AGI - La vista spettrale di Agdam, la ‘Hiroshima del Caucaso’, rende davvero difficile pensare che questa città, fondata nell’VIII secolo, fosse abitata da 60 mila persone appena 30 anni fa. È difficile pensare che qui vi fosse un teatro, un cinema, un aeroporto e una fiorente vita commerciale. È difficile pensare che qui giocasse il Qarabakh, la più famosa squadra di calcio dell’Azerbaijian.
È difficile pensarlo perché ciò che rimane è una distesa di edifici ridotti a cumuli di macerie, in cui la vegetazione ha preso il sopravvento, soppiantando piccoli oggetti e mobili che sembrano piu’reperti da museo, che segni di vite strappate alla quotidianeità così poco tempo fa. Trincee sono ben visibili lungo quelle che un tempo erano strade dove la gente passeggiava. Ad Agdam ora tutto fa pensare alla guerra, nulla fa pensare alla vita.
Non è rimasto in piedi niente. Se non l’imponente facciata del teatro statale, che sembra quasi una scenografia da set cinematografico e due moschee, una delle quali ancora intrisa dell’odore dello sterco di suino. Perché il peggio che si può fare a una moschea non è distruggerla, ma allevarvi dei maiali all’interno.
I cimiteri sono stati violati sistematicamente. Sono ben visibili le fosse scavate da soldati, irregolari e mercenari, che dissotterravano cadaveri per rubare i denti d’oro.
La città per la sua vicinanza alla capitale Stepanekert, è stata il principale avamposto azero nella guerra del Nagorno-Karabakh, con cui Armenia e Azerbaigian per 40 anni si sono contese il controllo della regione.
Il grande valore strategico di Agdam ha finito con il metterla da subito al centro degli scontri del primo conflitto tra Armenia e Azerbaigian, scoppiato nel 1992. Da qui l’esercito azero faceva partire razzi contro le postazioni armene dislocate sulle vicine montagne.

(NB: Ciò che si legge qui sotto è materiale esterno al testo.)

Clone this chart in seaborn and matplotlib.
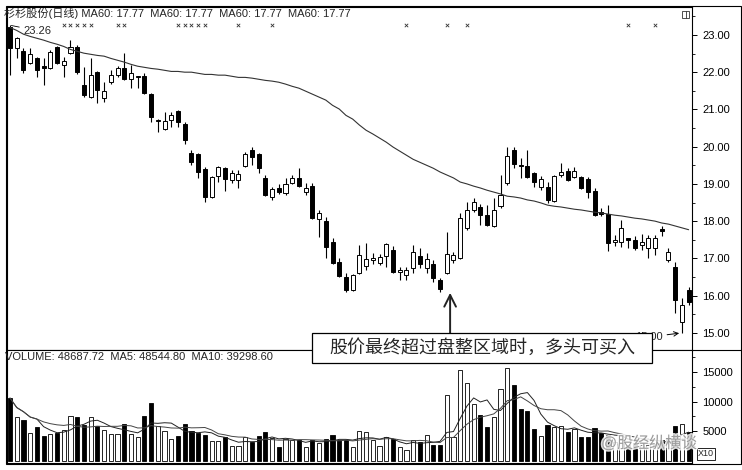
import numpy as np
import pandas as pd
import matplotlib
matplotlib.use('Agg')
import matplotlib.pyplot as plt
import matplotlib.patheffects as pe
import seaborn as sns
from matplotlib.patches import Rectangle
from matplotlib.lines import Line2D

# 日线数据
opens = [23.20, 22.64, 22.56, 22.24, 22.37, 22.16, 22.11, 22.67, 22.19, 22.51,
         22.67, 21.65, 21.33, 22.00, 21.30, 21.73, 21.92, 22.11, 21.81, 21.86,
         21.89, 21.41, 20.68, 20.47, 20.71, 20.95, 20.60, 19.83, 19.80, 19.40,
         18.65, 19.21, 19.42, 19.10, 19.10, 19.48, 19.91, 19.80, 19.16, 18.65,
         18.89, 18.75, 19.02, 19.16, 18.78, 18.94, 18.06, 18.00, 17.44, 16.90,
         16.50, 16.15, 16.61, 16.80, 16.96, 16.88, 17.06, 17.23, 16.64, 16.56,
         16.74, 17.06, 16.74, 16.85, 16.42, 16.61, 16.96, 17.01, 17.82, 18.30,
         18.38, 18.16, 17.87, 18.41, 19.02, 19.91, 19.50, 19.48, 19.29, 18.92,
         18.92, 18.54, 19.24, 19.34, 19.18, 19.18, 19.13, 18.81, 18.24, 18.19,
         17.44, 17.44, 17.55, 17.49, 17.36, 17.28, 17.28, 17.79, 16.96, 16.77,
         15.30, 16.15]
highs = [23.26, 22.94, 22.64, 22.64, 22.40, 22.37, 22.59, 22.69, 22.40, 22.86,
         22.72, 22.13, 22.37, 22.02, 21.73, 22.05, 22.16, 22.51, 22.19, 21.89,
         21.97, 21.43, 20.74, 20.93, 20.93, 20.98, 20.66, 19.91, 19.83, 19.45,
         19.21, 19.48, 19.45, 19.37, 19.37, 19.85, 19.99, 19.83, 19.24, 18.92,
         19.00, 19.16, 19.24, 19.42, 19.02, 19.02, 18.30, 18.11, 17.55, 17.01,
         16.61, 16.58, 17.36, 17.41, 17.15, 17.12, 17.41, 17.33, 16.77, 16.77,
         17.36, 17.28, 17.15, 16.96, 16.47, 17.71, 17.17, 18.22, 18.51, 18.62,
         18.46, 18.43, 18.62, 19.24, 19.99, 19.99, 19.69, 19.91, 19.32, 19.21,
         19.05, 19.24, 19.56, 19.42, 19.45, 19.21, 19.18, 18.89, 18.35, 18.43,
         17.63, 18.03, 17.55, 17.60, 17.65, 17.63, 17.63, 17.87, 17.28, 16.90,
         15.94, 16.23]
lows = [21.92, 22.37, 21.97, 22.21, 21.86, 21.65, 22.08, 22.21, 21.86, 22.48,
        21.94, 21.33, 21.30, 21.17, 21.19, 21.68, 21.86, 21.78, 21.57, 21.57,
        21.41, 20.66, 20.39, 20.44, 20.52, 20.52, 20.07, 19.50, 19.16, 18.51,
        18.62, 19.05, 18.81, 19.02, 18.89, 19.45, 19.50, 19.29, 18.67, 18.57,
        18.73, 18.70, 19.00, 18.92, 18.70, 18.06, 17.57, 17.01, 16.85, 16.50,
        16.10, 16.13, 16.58, 16.69, 16.85, 16.82, 16.77, 16.61, 16.42, 16.42,
        16.61, 16.74, 16.61, 16.37, 16.10, 16.58, 16.88, 16.98, 17.76, 18.24,
        17.90, 17.87, 17.84, 18.35, 18.97, 19.42, 19.16, 19.16, 18.92, 18.83,
        18.49, 18.51, 19.18, 19.08, 19.16, 18.86, 18.62, 18.14, 18.14, 17.20,
        17.33, 17.31, 17.28, 17.23, 17.23, 17.01, 17.09, 17.60, 16.90, 15.54,
        15.00, 15.75]
closes = [22.64, 22.91, 22.05, 22.48, 22.05, 22.11, 22.53, 22.24, 22.29, 22.67,
          22.00, 21.38, 21.92, 21.52, 21.49, 21.92, 22.11, 21.81, 21.97, 21.89,
          21.43, 20.79, 20.71, 20.68, 20.85, 20.66, 20.17, 19.58, 19.32, 18.65,
          19.18, 19.45, 19.13, 19.29, 19.26, 19.80, 19.72, 19.42, 18.70, 18.86,
          18.78, 19.00, 19.16, 18.94, 18.89, 18.08, 18.22, 17.31, 16.88, 16.53,
          16.15, 16.56, 17.09, 16.98, 17.01, 17.04, 17.39, 16.64, 16.69, 16.69,
          17.17, 16.85, 16.98, 16.47, 16.18, 17.12, 17.09, 18.08, 18.30, 18.51,
          18.16, 17.90, 18.30, 18.70, 19.75, 19.53, 19.48, 19.18, 19.05, 19.13,
          18.57, 19.21, 19.32, 19.10, 19.34, 18.89, 18.78, 18.16, 18.19, 17.41,
          17.49, 17.82, 17.49, 17.28, 17.44, 17.55, 17.55, 17.74, 17.17, 15.89,
          15.75, 15.83]
ma60 = [23.20, 23.12, 23.02, 22.96, 22.91, 22.86, 22.80, 22.75, 22.69, 22.61,
        22.56, 22.51, 22.48, 22.45, 22.43, 22.37, 22.32, 22.27, 22.21, 22.16,
        22.13, 22.10, 22.08, 22.05, 22.02, 22.02, 22.00, 22.00, 21.97, 21.94,
        21.94, 21.92, 21.92, 21.89, 21.86, 21.86, 21.84, 21.81, 21.78, 21.76,
        21.73, 21.68, 21.62, 21.57, 21.49, 21.41, 21.33, 21.25, 21.11, 21.01,
        20.84, 20.74, 20.58, 20.44, 20.34, 20.23, 20.12, 19.99, 19.88, 19.77,
        19.66, 19.58, 19.50, 19.42, 19.32, 19.24, 19.16, 19.05, 19.00, 18.94,
        18.89, 18.83, 18.78, 18.73, 18.67, 18.65, 18.62, 18.57, 18.54, 18.49,
        18.43, 18.40, 18.38, 18.35, 18.32, 18.30, 18.27, 18.24, 18.22, 18.19,
        18.16, 18.14, 18.11, 18.08, 18.06, 18.03, 18.00, 17.95, 17.92, 17.87,
        17.82, 17.77]
# 成交量（坐标单位 X10）
volume = [10600, 7400, 6900, 4700, 5700, 4200, 4500, 4700, 5200, 7600,
          7400, 6000, 7400, 5900, 5200, 4500, 4500, 6200, 4500, 4000,
          7600, 9700, 5900, 5000, 3700, 4200, 6200, 5000, 4700, 4400,
          3400, 3400, 4000, 2500, 2500, 4000, 3200, 4200, 4900, 3900,
          2400, 3700, 3600, 3600, 2400, 3600, 3000, 3700, 4300, 3600,
          3600, 2400, 5000, 4900, 3500, 2500, 4000, 3700, 2400, 1900,
          3600, 3200, 4300, 2700, 2700, 11100, 4000, 15300, 13100, 9600,
          7700, 5700, 7400, 12100, 15600, 12800, 8700, 8400, 5400, 4200,
          6000, 5700, 5900, 4900, 5400, 4000, 4000, 5500, 4700, 4400,
          3200, 3500, 2700, 3000, 2700, 2700, 2700, 3600, 3700, 5900,
          6200, 4870]
# 顶部小叉标记所在的交易日
mark_days = [8, 9, 10, 11, 12, 16, 17, 25, 26, 27, 28, 29, 34, 39, 59, 65, 68, 92, 96]

price_ticks = [15, 16, 17, 18, 19, 20, 21, 22, 23]
vol_ticks = [5000, 10000, 15000]
title = '杉杉股份(日线) MA60: 17.77  MA60: 17.77  MA60: 17.77  MA60: 17.77'
vol_title = 'VOLUME: 48687.72  MA5: 48544.80  MA10: 39298.60'
note = '股价最终超过盘整区域时，多头可买入'

sns.set_theme(style='white')
plt.rcParams['font.family'] = ['Liberation Sans', 'Noto Sans CJK SC', 'DejaVu Sans']
plt.rcParams['axes.unicode_minus'] = False

df = pd.DataFrame({'open': opens, 'high': highs, 'low': lows, 'close': closes,
                   'ma60': ma60, 'volume': volume})
df['day'] = np.arange(len(df))
df['up'] = df['close'] >= df['open']
df['ma5'] = df['volume'].rolling(5, min_periods=1).mean()
df['ma10'] = df['volume'].rolling(10, min_periods=1).mean()
face = np.where(df['up'], 'white', 'black')

W, H = 742, 470
fig = plt.figure(figsize=(W / 100, H / 100), dpi=100)
fig.patch.set_facecolor('white')
ax = fig.add_axes([7 / W, 1 - 350 / H, 685 / W, 343 / H])
axv = fig.add_axes([7 / W, 1 - 463 / H, 685 / W, 113 / H])

# K线
ax.vlines(df['day'], df['low'], df['high'], color='black', lw=0.8, zorder=2)
ax.bar(df['day'], (df['close'] - df['open']).abs().clip(lower=0.01),
       bottom=df[['open', 'close']].min(axis=1), width=0.6,
       color=face, edgecolor='black', linewidth=0.7, zorder=3)
sns.lineplot(data=df, x='day', y='ma60', ax=ax, color='#333333', lw=0.8, zorder=4)
ax.scatter(mark_days, [0.947] * len(mark_days), marker='x', s=6, lw=0.6,
           color='#333333', transform=ax.get_xaxis_transform(), zorder=5)

ax.annotate('23.26', xy=(0, df['high'].max()), xytext=(10, -4),
            textcoords='offset points', ha='left', va='center', fontsize=8,
            arrowprops=dict(arrowstyle='-', lw=0.6, color='black', shrinkA=1, shrinkB=1))
ax.annotate('15.00', xy=(df['low'].idxmin(), df['low'].min()), xytext=(-14, -3),
            textcoords='offset points', ha='right', va='center', fontsize=8,
            arrowprops=dict(arrowstyle='->', lw=0.7, color='black', shrinkA=1, shrinkB=2))
ax.annotate('', xy=(65.5, 16.15), xytext=(65.5, 14.9),
            arrowprops=dict(arrowstyle='->,head_length=0.7,head_width=0.35',
                            lw=1.4, color='#222222'))

ax.set_xlim(-0.45, 101.5)
ax.set_ylim(14.54, 23.75)
ax.set_xlabel('')
ax.set_ylabel('')
ax.set_xticks([])
ax.yaxis.tick_right()
ax.set_yticks(price_ticks)
ax.set_yticklabels([f'{t:.2f}' for t in price_ticks])
ax.set_yticks([t + 0.5 for t in price_ticks[:-1]] + [14.5 + 9], minor=True)
ax.tick_params(axis='y', which='major', direction='out', length=3.5, width=0.7,
               colors='black', labelsize=8, pad=4, right=True, left=False)
ax.tick_params(axis='y', which='minor', direction='out', length=1.8, width=0.6,
               colors='black', right=True, left=False)

# 成交量
axv.bar(df['day'], df['volume'], width=0.62, color=face, edgecolor='black',
        linewidth=0.6, zorder=2)
sns.lineplot(data=df, x='day', y='ma5', ax=axv, color='#222222', lw=0.7, zorder=3)
sns.lineplot(data=df, x='day', y='ma10', ax=axv, color='#444444', lw=0.7, zorder=3)
axv.set_xlim(-0.45, 101.5)
axv.set_ylim(-340, 18690)
axv.set_xlabel('')
axv.set_ylabel('')
axv.set_xticks([])
axv.yaxis.tick_right()
axv.set_yticks(vol_ticks)
axv.set_yticklabels([str(t) for t in vol_ticks])
axv.set_yticks([2500, 7500, 12500, 17500], minor=True)
axv.tick_params(axis='y', which='major', direction='out', length=3.5, width=0.7,
                colors='black', labelsize=8, pad=4, right=True, left=False)
axv.tick_params(axis='y', which='minor', direction='out', length=1.8, width=0.6,
                colors='black', right=True, left=False)

for a in (ax, axv):
    for s in a.spines.values():
        s.set_visible(True)
        s.set_color('black')
        s.set_linewidth(0.8)

# 文字与边框
fig.text(4 / W, 1 - 13 / H, title, fontsize=8, va='center', ha='left')
fig.text(5 / W, 1 - 357 / H, vol_title, fontsize=8, va='center', ha='left')
fig.add_artist(Rectangle((6 / W, 1 - 464 / H), 735 / W, 458 / H, transform=fig.transFigure,
                         fill=False, ec='black', lw=0.8))
fig.add_artist(Line2D([692 / W, 741 / W], [1 - 350 / H] * 2, transform=fig.transFigure,
                      color='black', lw=0.8))
fig.add_artist(Rectangle((682 / W, 1 - 18 / H), 7 / W, 7 / H, transform=fig.transFigure,
                         fill=False, ec='#333333', lw=0.6))
fig.add_artist(Line2D([685.5 / W] * 2, [1 - 18 / H, 1 - 11 / H], transform=fig.transFigure,
                      color='#333333', lw=0.6))
fig.text(698 / W, 1 - 454 / H, 'X10', fontsize=6.5, va='center', ha='left',
         bbox=dict(boxstyle='square,pad=0.15', fc='white', ec='black', lw=0.6))

fig.add_artist(Rectangle((312 / W, 1 - 363 / H), 340 / W, 30 / H, transform=fig.transFigure,
                         fc='white', ec='black', lw=0.9, zorder=10))
fig.text(482 / W, 1 - 348 / H, note, fontsize=13, va='center', ha='center',
         family=['Noto Sans CJK SC'], zorder=11)

# 水印
fig.text(601 / W, 1 - 443 / H, '@股经纵横谈', fontsize=11.5, va='center', ha='left',
         color='#9a9a9a', zorder=12,
         path_effects=[pe.withStroke(linewidth=2.2, foreground='white', alpha=0.85)])

fig.savefig('out.png', dpi=100)
plt.close(fig)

I bombardamenti incrociati tra milizie armene e militari azeri ebbe inizio il 12 giugno 1992, sei mesi dopo l’inizio del conflitto. Meno di un mese e mezzo più tardi, il 24 luglio, l’esercito dell’Azerbaigian abbandonò la città, indebolito ulteriormente da una lotta di potere in corso nella capitale Baku, dove molti ufficiali decisero di rientrare per non rimanere tagliati fuori dalla spartizione dei posti di comando.
Fino ad allora il centro della città era rimasto immune agli scontri. Fu l’occupazione armena, negli anni a seguire, a raderla al suolo rendendola la più grande città fantasma del mondo.
Inaccessibile per anni, Agdam è stata aperta ai giornalisti solo di recente, perché inclusa nella lista dei territori che l’Armenia ha restitutito all’Azerbaigian in base al trattato siglato con la mediazione della Russia lo scorso 20 novembre, dopo 50 giorni di feroci scontri.
Il presente della Hiroshima del Caucaso è un quadro desolante, in cui la vita è resa impossibile non da un fallout di sostanze chimiche, ma da migliaia di mine sparse dappertutto.
“Serviranno 15 anni, a bonificare l’intera area, ma la gente potrà tornare forse tra 3-5 anni. Sarà una città diversa, non sarà più la Agdam di un tempo, ma per il nostro Paese si tratta di un simbolo” dice ad Agi MedetMemmedov, che si occupa delle operazioni di sminamento
Nella Hiroshima del Caucaso non è esplosa una bomba a idrogeno, ma la guerra ha prodotto lo stesso livello di distruzione, limite estremo della vittoria della morte sulla vita, cui l’odio generato da rancori etnici e religiosi può spingersi.